- **Written request**:
Repeat every line exactly, keeping the pictures out of the copy.
** Begin **
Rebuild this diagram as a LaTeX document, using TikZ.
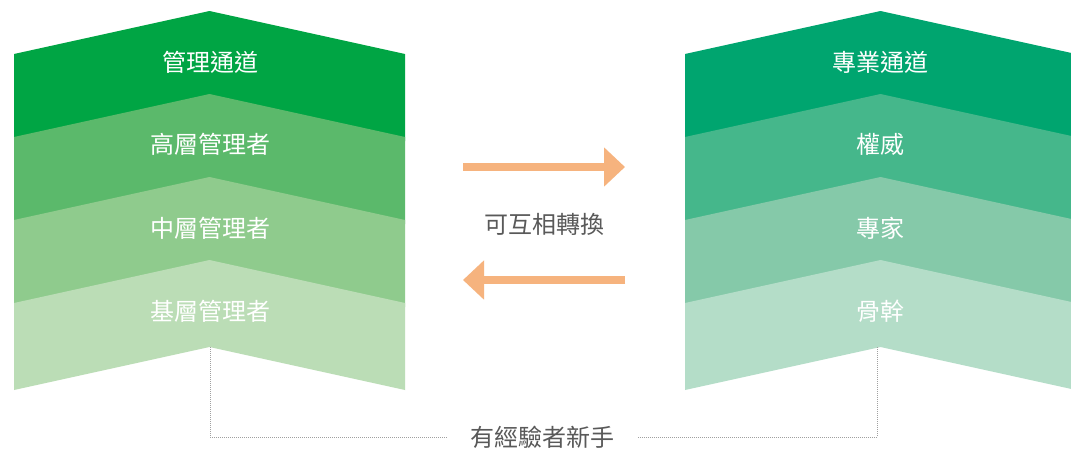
\documentclass[tikz,border=0pt]{standalone}
\usepackage{fontspec}
\newfontfamily\cjk{Noto Sans CJK TC}
\usetikzlibrary{arrows.meta}
\definecolor{lA}{HTML}{00A544}
\definecolor{lB}{HTML}{5BB96B}
\definecolor{lC}{HTML}{8FCB8D}
\definecolor{lD}{HTML}{BBDDB6}
\definecolor{rA}{HTML}{00A56F}
\definecolor{rB}{HTML}{45B78B}
\definecolor{rC}{HTML}{85C9A9}
\definecolor{rD}{HTML}{B4DDC8}
\definecolor{arrowc}{HTML}{F6B37E}
\definecolor{txtgray}{HTML}{595959}
\definecolor{dotc}{HTML}{A0A0A0}
\tikzset{
  lvl/.style={text=white, font=\cjk\fontsize{24}{26}\selectfont, inner sep=0pt},
  graytxt/.style={text=txtgray, font=\cjk\fontsize{24}{26}\selectfont, inner sep=0pt},
  swap/.style={line width=8pt, draw=arrowc, -{Triangle[length=21pt,width=38pt]}},
  dotline/.style={draw=dotc, line width=0.8pt, dash pattern=on 1pt off 1pt}
}
\newcommand\chevron[3]{% center x, apex y, colour
  \fill[#3] (#1-195.5,#2+43) -- (#1,#2) -- (#1+195.5,#2+43) -- (#1+195.5,#2+130) -- (#1,#2+87) -- (#1-195.5,#2+130) -- cycle;}
\begin{document}
\begin{tikzpicture}[x=1pt,y=-1pt]
\clip (0,0) rectangle (1071,450);
\fill[white] (0,0) rectangle (1071,450);
% left column
\chevron{209.5}{11}{lA}
\chevron{209.5}{94}{lB}
\chevron{209.5}{177}{lC}
\chevron{209.5}{260}{lD}
% right column
\chevron{880.5}{11}{rA}
\chevron{880.5}{94}{rB}
\chevron{880.5}{177}{rC}
\chevron{880.5}{260}{rD}
% labels
\node[lvl] (l1) at (210,62) {管理通道};
\node[lvl] (l2) at (210,144.5) {高層管理者};
\node[lvl] (l3) at (210,228) {中層管理者};
\node[lvl] (l4) at (210,311.5) {基層管理者};
\node[lvl] (r1) at (880.5,62) {專業通道};
\node[lvl] (r2) at (880.5,144.5) {權威};
\node[lvl] (r3) at (880.5,228) {專家};
\node[lvl] (r4) at (880.5,311.5) {骨幹};
% exchange arrows
\node[graytxt] (swaptxt) at (544,224.5) {可互相轉換};
\coordinate (ta) at (463,167);
\coordinate (tb) at (625,167);
\coordinate (ba) at (625,280);
\coordinate (bb) at (463,280);
\draw[swap] (ta) -- (tb);
\draw[swap] (ba) -- (bb);
% bottom link
\node[graytxt, inner xsep=23pt] (newbie) at (542.5,437) {有經驗者新手};
\coordinate (lnotch) at (210,347);
\coordinate (rnotch) at (877,347);
\draw[dotline] (lnotch) |- (newbie.west);
\draw[dotline] (rnotch) |- (newbie.east);
\end{tikzpicture}
\end{document}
** End **
- **Result of this task**:
Rebuild this diagram as a LaTeX document, using TikZ.
\documentclass[tikz,border=0pt]{standalone}
\usepackage{fontspec}
\newfontfamily\cjk{Noto Sans CJK TC}
\usetikzlibrary{arrows.meta}
\definecolor{lA}{HTML}{00A544}
\definecolor{lB}{HTML}{5BB96B}
\definecolor{lC}{HTML}{8FCB8D}
\definecolor{lD}{HTML}{BBDDB6}
\definecolor{rA}{HTML}{00A56F}
\definecolor{rB}{HTML}{45B78B}
\definecolor{rC}{HTML}{85C9A9}
\definecolor{rD}{HTML}{B4DDC8}
\definecolor{arrowc}{HTML}{F6B37E}
\definecolor{txtgray}{HTML}{595959}
\definecolor{dotc}{HTML}{A0A0A0}
\tikzset{
  lvl/.style={text=white, font=\cjk\fontsize{24}{26}\selectfont, inner sep=0pt},
  graytxt/.style={text=txtgray, font=\cjk\fontsize{24}{26}\selectfont, inner sep=0pt},
  swap/.style={line width=8pt, draw=arrowc, -{Triangle[length=21pt,width=38pt]}},
  dotline/.style={draw=dotc, line width=0.8pt, dash pattern=on 1pt off 1pt}
}
\newcommand\chevron[3]{% center x, apex y, colour
  \fill[#3] (#1-195.5,#2+43) -- (#1,#2) -- (#1+195.5,#2+43) -- (#1+195.5,#2+130) -- (#1,#2+87) -- (#1-195.5,#2+130) -- cycle;}
\begin{document}
\begin{tikzpicture}[x=1pt,y=-1pt]
\clip (0,0) rectangle (1071,450);
\fill[white] (0,0) rectangle (1071,450);
% left column
\chevron{209.5}{11}{lA}
\chevron{209.5}{94}{lB}
\chevron{209.5}{177}{lC}
\chevron{209.5}{260}{lD}
% right column
\chevron{880.5}{11}{rA}
\chevron{880.5}{94}{rB}
\chevron{880.5}{177}{rC}
\chevron{880.5}{260}{rD}
% labels
\node[lvl] (l1) at (210,62) {管理通道};
\node[lvl] (l2) at (210,144.5) {高層管理者};
\node[lvl] (l3) at (210,228) {中層管理者};
\node[lvl] (l4) at (210,311.5) {基層管理者};
\node[lvl] (r1) at (880.5,62) {專業通道};
\node[lvl] (r2) at (880.5,144.5) {權威};
\node[lvl] (r3) at (880.5,228) {專家};
\node[lvl] (r4) at (880.5,311.5) {骨幹};
% exchange arrows
\node[graytxt] (swaptxt) at (544,224.5) {可互相轉換};
\coordinate (ta) at (463,167);
\coordinate (tb) at (625,167);
\coordinate (ba) at (625,280);
\coordinate (bb) at (463,280);
\draw[swap] (ta) -- (tb);
\draw[swap] (ba) -- (bb);
% bottom link
\node[graytxt, inner xsep=23pt] (newbie) at (542.5,437) {有經驗者新手};
\coordinate (lnotch) at (210,347);
\coordinate (rnotch) at (877,347);
\draw[dotline] (lnotch) |- (newbie.west);
\draw[dotline] (rnotch) |- (newbie.east);
\end{tikzpicture}
\end{document}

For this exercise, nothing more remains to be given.